Disabling -fPIC indeed fixes the issue. It seems that the cc crate by default passes it most targets, including wasm. Is there a reason mixing -fPIC and -fno-pic doesn't work? It works fine on native targets afaik.

alexcrichton commented 1 month ago

I believe it's intended to work, but that's at least good for helping to narrow down the issue! I'm not familiar enough with -fPIC myself though to know how best to debug this further and how to reduce. Ideally there'd be just a standalone *.c file or two with clang flags to reproduce, and that'd probably be best for getting this fixed in LLVM

sbc100 commented 1 month ago

yes, this sounds like some kind llvm/lld issue with linking -fPIC code into static binaries. It should indeed be supported (although with some binary side and runtime overheard and would require wasm-opt or similar to then remove).

Can you open an llvm bug for this?

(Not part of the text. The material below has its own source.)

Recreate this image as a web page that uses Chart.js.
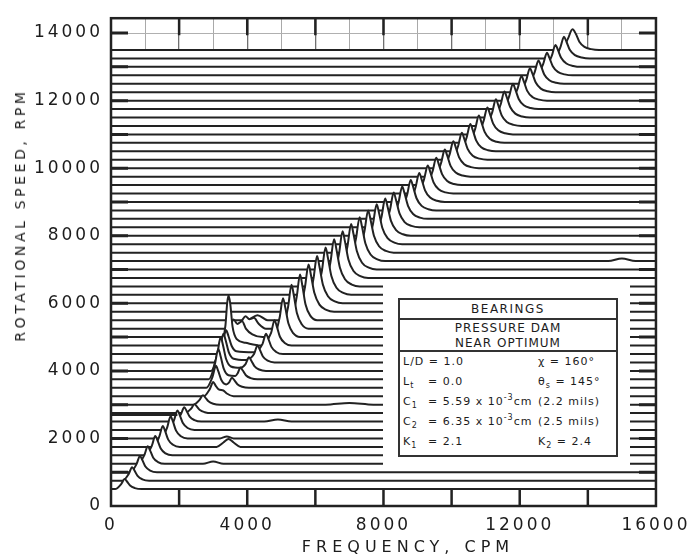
<!DOCTYPE html>
<html>
<head>
<meta charset="utf-8">
<script src="https://cdn.jsdelivr.net/npm/chart.js@4.4.0/dist/chart.umd.min.js"></script>
<style>
  body { margin: 0; background: #fff; }
  #wrap { position: relative; width: 692px; height: 559px; font-family: "DejaVu Sans", sans-serif; color: #1c1c1c; }
  #yTitle { position: absolute; left: 20px; top: 215px; transform: translate(-50%, -50%) rotate(-90deg);
            white-space: nowrap; font-size: 14px; letter-spacing: 3.6px; }
  #xTitle { position: absolute; left: 408px; top: 546px; transform: translate(-50%, -50%);
            white-space: nowrap; font-size: 16px; letter-spacing: 5px; }
  #mask  { position: absolute; left: 383px; top: 284px; width: 247px; height: 181px; background: #fff; }
  #panel { position: absolute; left: 398px; top: 298px; width: 216px; height: 155px; border: 2px solid #333;
           background: #fff; font-size: 11px; letter-spacing: 1px; }
  .head1 { height: 18px; line-height: 18px; text-align: center; font-size: 12px; letter-spacing: 1.5px; border-bottom: 2px solid #333; }
  .head2 { height: 32px; padding-top: 1px; box-sizing: border-box; line-height: 15px; text-align: center; font-size: 12px; border-bottom: 2px solid #333; }
  .row { position: relative; height: 20px; line-height: 20px; }
  .row span { position: absolute; top: 0; white-space: nowrap; }
  .a { left: 3px; } .b { left: 28px; } .c { left: 138px; }
  sub, sup { font-size: 8px; line-height: 0; }
</style>
</head>
<body>
<div id="wrap">
  <canvas id="chart" width="692" height="559"></canvas>
  <div id="yTitle">ROTATIONAL SPEED, RPM</div>
  <div id="xTitle">FREQUENCY, CPM</div>
  <div id="mask"></div>
  <div id="panel">
    <div class="head1">BEARINGS</div>
    <div class="head2">PRESSURE DAM<br>NEAR OPTIMUM</div>
    <div class="row"><span class="a">L/D = 1.0</span><span class="c">χ = 160°</span></div>
    <div class="row"><span class="a">L<sub>t</sub></span><span class="b">= 0.0</span><span class="c">θ<sub>s</sub> = 145°</span></div>
    <div class="row"><span class="a">C<sub>1</sub></span><span class="b">= 5.59 x 10<sup>-3</sup>cm</span><span class="c">(2.2 mils)</span></div>
    <div class="row"><span class="a">C<sub>2</sub></span><span class="b">= 6.35 x 10<sup>-3</sup>cm</span><span class="c">(2.5 mils)</span></div>
    <div class="row"><span class="a">K<sub>1</sub></span><span class="b">= 2.1</span><span class="c">K<sub>2</sub> = 2.4</span></div>
  </div>
</div>
<script>
// rotational speed of each waterfall trace (RPM), bottom to top
var speeds = [500, 750, 1000, 1250, 1500, 1750, 2000, 2250, 2500, 2750, 3000, 3250, 3500, 3750,
  4000, 4250, 4500, 4750, 5000, 5250, 5500, 5750, 6000, 6250, 6500, 6750, 7000, 7250, 7500,
  7750, 8000, 8250, 8500, 8750, 9000, 9250, 9500, 9750, 10000, 10250, 10500, 10750, 11000,
  11250, 11500, 11750, 12000, 12250, 12500, 12750, 13000, 13250, 13500];

// amplitude: [frequency CPM, height above its baseline]
var spectra = [
  [[120,0],[300,150],[400,300],[470,225],[560,105],[700,30],[900,0]],
  [[340,0],[520,200],[620,400],[690,300],[780,140],[920,40],[1120,0]],
  [[570,0],[750,240],[850,480],[920,360],[1010,170],[1150,48],[1350,0]],
  [[800,0],[980,260],[1080,520],[1150,390],[1240,180],[1380,52],[1580,0],[2700,0],[3000,70],[3300,0]],
  [[1020,0],[1200,285],[1300,570],[1370,430],[1460,200],[1600,57],[1800,0]],
  [[1240,0],[1420,310],[1520,620],[1590,465],[1680,215],[1820,62],[2020,0],[3100,0],[3300,130],[3450,230],[3600,130],[3800,0]],
  [[1470,0],[1650,330],[1750,660],[1820,495],[1910,230],[2050,66],[2250,0],[3200,0],[3400,60],[3600,0]],
  [[1670,0],[1850,290],[1950,580],[2020,435],[2110,205],[2250,58],[2450,0]],
  [[1870,0],[2050,210],[2150,420],[2220,315],[2310,145],[2450,42],[2650,0],[4500,0],[4900,60],[5300,0]],
  [[2170,0],[2350,130],[2450,260],[2520,195],[2610,90],[2750,26],[2950,0]],
  [[2420,0],[2600,140],[2700,280],[2770,210],[2860,100],[3000,28],[3200,0],[6300,0],[7000,50],[7700,0]],
  [[2720,0],[2900,210],[3000,420],[3070,315],[3160,200],[3300,170],[3400,80],[3600,0]],
  [[2800,0],[2980,325],[3080,650],[3150,490],[3240,230],[3380,100],[3470,160],[3550,300],[3620,225],[3710,105],[3850,30],[4050,0]],
  [[2870,0],[3050,450],[3150,900],[3220,675],[3310,315],[3450,120],[3650,100],[3720,180],[3800,350],[3870,260],[3960,120],[4100,35],[4300,0]],
  [[2940,0],[3120,500],[3220,1000],[3290,750],[3380,350],[3520,130],[3800,90],[3950,200],[4050,400],[4120,300],[4210,140],[4350,40],[4550,0]],
  [[3020,0],[3200,425],[3300,850],[3370,640],[3460,300],[3600,110],[3950,70],[4200,250],[4300,500],[4370,375],[4460,175],[4600,50],[4800,0]],
  [[3100,0],[3280,350],[3380,700],[3450,525],[3540,245],[3680,80],[4200,50],[4450,300],[4550,600],[4620,450],[4710,210],[4850,60],[5050,0]],
  [[3200,0],[3360,600],[3410,1250],[3450,1480],[3500,1250],[3570,550],[3700,180],[3950,80],[4400,0],[4700,375],[4800,750],[4870,560],[4960,260],[5100,75],[5300,0]],
  [[3380,0],[3520,360],[3600,520],[3710,390],[3850,470],[3960,250],[4150,80],[4450,0],[4770,0],[4950,575],[5050,1150],[5120,860],[5210,400],[5350,115],[5550,0]],
  [[3720,0],[3860,260],[3950,370],[4060,280],[4200,320],[4330,150],[4550,0],[5020,0],[5200,650],[5300,1300],[5370,975],[5460,455],[5600,130],[5800,0]],
  [[4000,0],[4300,150],[4600,0],[5270,0],[5450,675],[5550,1350],[5620,1010],[5710,470],[5850,135],[6050,0]],
  [[5500,0],[5690,700],[5800,1400],[5870,1090],[5970,560],[6120,210],[6320,56],[6550,0]],
  [[5750,0],[5940,700],[6050,1400],[6120,1090],[6220,560],[6370,210],[6570,56],[6800,0]],
  [[6000,0],[6190,700],[6300,1400],[6370,1090],[6470,560],[6620,210],[6820,56],[7050,0]],
  [[6250,0],[6440,700],[6550,1400],[6620,1090],[6720,560],[6870,210],[7070,56],[7300,0]],
  [[6500,0],[6690,690],[6800,1380],[6870,1075],[6970,550],[7120,205],[7320,55],[7550,0]],
  [[6750,0],[6940,675],[7050,1350],[7120,1050],[7220,540],[7370,200],[7570,54],[7800,0]],
  [[7000,0],[7190,650],[7300,1300],[7370,1015],[7470,520],[7620,195],[7820,52],[8050,0],[14600,0],[15000,80],[15400,0]],
  [[7250,0],[7440,625],[7550,1250],[7620,975],[7720,500],[7870,190],[8070,50],[8300,0]],
  [[7500,0],[7690,590],[7800,1180],[7870,920],[7970,470],[8120,177],[8320,47],[8550,0]],
  [[7750,0],[7940,550],[8050,1100],[8120,860],[8220,440],[8370,165],[8570,44],[8800,0]],
  [[8000,0],[8190,515],[8300,1030],[8370,800],[8470,410],[8620,155],[8820,41],[9050,0]],
  [[8250,0],[8440,480],[8550,960],[8620,750],[8720,385],[8870,145],[9070,38],[9300,0]],
  [[8500,0],[8690,450],[8800,900],[8870,700],[8970,360],[9120,135],[9320,36],[9550,0]],
  [[8750,0],[8940,430],[9050,860],[9120,670],[9220,345],[9370,130],[9570,34],[9800,0]],
  [[9000,0],[9190,415],[9300,830],[9370,650],[9470,330],[9620,125],[9820,33],[10050,0]],
  [[9250,0],[9440,405],[9550,810],[9620,630],[9720,325],[9870,120],[10070,32],[10300,0]],
  [[9500,0],[9690,400],[9800,800],[9870,625],[9970,320],[10120,120],[10320,32],[10550,0]],
  [[9750,0],[9940,400],[10050,800],[10120,625],[10220,320],[10370,120],[10570,32],[10800,0]],
  [[10000,0],[10190,400],[10300,800],[10370,625],[10470,320],[10620,120],[10820,32],[11050,0]],
  [[10250,0],[10440,405],[10550,810],[10620,630],[10720,325],[10870,120],[11070,32],[11300,0]],
  [[10500,0],[10690,405],[10800,810],[10870,630],[10970,325],[11120,120],[11320,32],[11550,0]],
  [[10750,0],[10940,400],[11050,800],[11120,625],[11220,320],[11370,120],[11570,32],[11800,0]],
  [[11000,0],[11190,395],[11300,790],[11370,615],[11470,315],[11620,118],[11820,32],[12050,0]],
  [[11250,0],[11440,385],[11550,770],[11620,600],[11720,310],[11870,115],[12070,31],[12300,0]],
  [[11500,0],[11690,375],[11800,750],[11870,585],[11970,300],[12120,112],[12320,30],[12550,0]],
  [[11750,0],[11940,365],[12050,730],[12120,570],[12220,290],[12370,110],[12570,29],[12800,0]],
  [[12000,0],[12190,355],[12300,710],[12370,555],[12470,285],[12620,106],[12820,28],[13050,0]],
  [[12250,0],[12440,345],[12550,690],[12620,540],[12720,275],[12870,104],[13070,28],[13300,0]],
  [[12500,0],[12690,335],[12800,670],[12870,520],[12970,270],[13120,100],[13320,27],[13550,0]],
  [[12750,0],[12940,325],[13050,650],[13120,505],[13220,260],[13370,98],[13570,26],[13800,0]],
  [[13000,0],[13190,320],[13300,640],[13370,500],[13470,255],[13620,96],[13820,26],[14050,0]],
  [[13230,0],[13410,320],[13550,610],[13650,470],[13750,245],[13900,92],[14100,24],[14330,0]]
];

// small inset frame in the lower-left corner (CPM / RPM)
var insetCpm = [0, 1950];
var insetRpm = 2700;

var xGridValues = [0, 1000, 2000, 3000, 4000, 5000, 6000, 7000, 8000, 9000, 10000,
  11000, 12000, 13000, 14000, 15000, 16000];
var xTickLabels = [0, 4000, 8000, 12000, 16000];
var yTickLabels = [0, 2000, 4000, 6000, 8000, 10000, 12000, 14000];
var xMax = 16000, yMax = 14440;

var ink = '#222';

var datasets = speeds.map(function (s, i) {
  var pts = [{ x: 0, y: s }];
  spectra[i].forEach(function (p) { pts.push({ x: p[0], y: s + p[1] }); });
  pts.push({ x: xMax, y: s });
  return {
    data: pts,
    borderColor: ink,
    borderWidth: 2,
    backgroundColor: '#fff',
    fill: 'start',              // white underneath hides the traces behind each peak
    pointRadius: 0,
    cubicInterpolationMode: 'monotone',
    borderJoinStyle: 'round'
  };
});

datasets.push({
  data: [{ x: insetCpm[0], y: insetRpm }, { x: insetCpm[1], y: insetRpm }],
  borderColor: ink, borderWidth: 2.2, pointRadius: 0, fill: false, order: -1
});

/* letter spacing for the tick labels, frame and edge dashes */
var paperPlugin = {
  id: 'paper',
  beforeDraw: function (c) { c.ctx.letterSpacing = '3px'; },
  afterDraw: function (c) {
    var ctx = c.ctx, a = c.chartArea, xs = c.scales.x, ys = c.scales.y, v, p;
    ctx.save();
    ctx.letterSpacing = '0px';
    ctx.strokeStyle = ink;
    ctx.lineWidth = 3;
    for (v = 1000; v <= 14000; v += 1000) {
      p = ys.getPixelForValue(v);
      ctx.beginPath();
      ctx.moveTo(a.left, p); ctx.lineTo(a.left + 17, p);
      ctx.moveTo(a.right - 17, p); ctx.lineTo(a.right, p);
      ctx.stroke();
    }
    ctx.lineWidth = 2.5;
    for (v = 2000; v < xMax; v += 2000) {
      p = xs.getPixelForValue(v);
      ctx.beginPath();
      ctx.moveTo(p, a.bottom); ctx.lineTo(p, a.bottom - 17);
      ctx.moveTo(p, a.top); ctx.lineTo(p, a.top + 17);
      ctx.stroke();
    }
    ctx.strokeRect(a.left, a.top, a.right - a.left, a.bottom - a.top);
    ctx.restore();
  }
};

new Chart(document.getElementById('chart'), {
  type: 'line',
  data: { datasets: datasets },
  plugins: [paperPlugin],
  options: {
    responsive: false,
    devicePixelRatio: 1,
    animation: false,
    events: [],
    layout: { padding: { left: 0, right: 34, top: 12, bottom: 0 } },
    plugins: { legend: { display: false }, tooltip: { enabled: false } },
    scales: {
      x: {
        type: 'linear', min: 0, max: xMax, z: 1,
        afterBuildTicks: function (s) { s.ticks = xGridValues.map(function (v) { return { value: v }; }); },
        afterFit: function (s) { s.height = 53; },
        border: { display: false },
        grid: {
          drawTicks: false,
          color: function (c) { return c.tick && c.tick.value % 2000 === 0 ? '#707070' : '#a9a9a9'; },
          lineWidth: function (c) { return c.tick && c.tick.value % 2000 === 0 ? 1.3 : 1; }
        },
        ticks: {
          autoSkip: false, maxRotation: 0, padding: 9,
          color: '#1c1c1c', font: { family: 'DejaVu Sans', size: 17 },
          callback: function (v) { return xTickLabels.indexOf(v) >= 0 ? String(v) : ''; }
        }
      },
      y: {
        type: 'linear', min: 0, max: yMax,
        afterBuildTicks: function (s) { s.ticks = yTickLabels.map(function (v) { return { value: v }; }); },
        afterFit: function (s) { s.width = 111; },
        border: { display: false },
        grid: {
          drawTicks: false,
          color: function (c) { return c.tick && c.tick.value === 14000 ? '#b0b0b0' : 'rgba(0,0,0,0)'; }
        },
        ticks: {
          autoSkip: false, padding: 8,
          color: '#1c1c1c', font: { family: 'DejaVu Sans', size: 17 },
          callback: function (v) { return String(v); }
        }
      }
    }
  }
});
</script>
</body>
</html>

If possible with a simple reproducer attached.

bjorn3 commented 1 month ago

Pushed a reproducer which barely uses any rust (aside from to build zlib-ng) to https://github.com/bjorn3/wasi-sdk-issue-492 Turns out that opt-level=1 is necessary for the bug to show up.

alexcrichton commented 1 month ago

One reduction via creduce is

struct table {
  int (*f1)(char, int);
  int (*f2)(void);
} functable;

int g(char, int);

void h() {
  struct table t;
  t.f1 = g;
  __atomic_store(&functable.f1, &t.f1, 5);
  __atomic_store(&functable.f2, &t.f2, 5);
}
void i(char buf, int j) {
  h();
  functable.f1(buf, j);
}
$ clang -fPIC -O1 src.c -c -o foo.o -g
$ wasm-tools validate foo.o
error: /home/alex/code/wasi-sdk-issue-492/build/src.c:16:3 function `i` failed to validate

Caused by:
    0: func 2 failed to validate
    1: type mismatch: expected a type but nothing on stack (at offset 0xf1)

I'm not sure if that's the exact same issue as the one here, but it looks similar at least.

bjorn3 commented 1 month ago

Have you already opened an llvm issue or do you mind if I open one?

alexcrichton commented 1 month ago

I haven't yet, please feel free!

bjorn3 commented 1 month ago

Opened https://github.com/llvm/llvm-project/issues/111855

bjorn3 commented 1 month ago

The latest version of the cc crate has stopped passing -fPIC on wasm.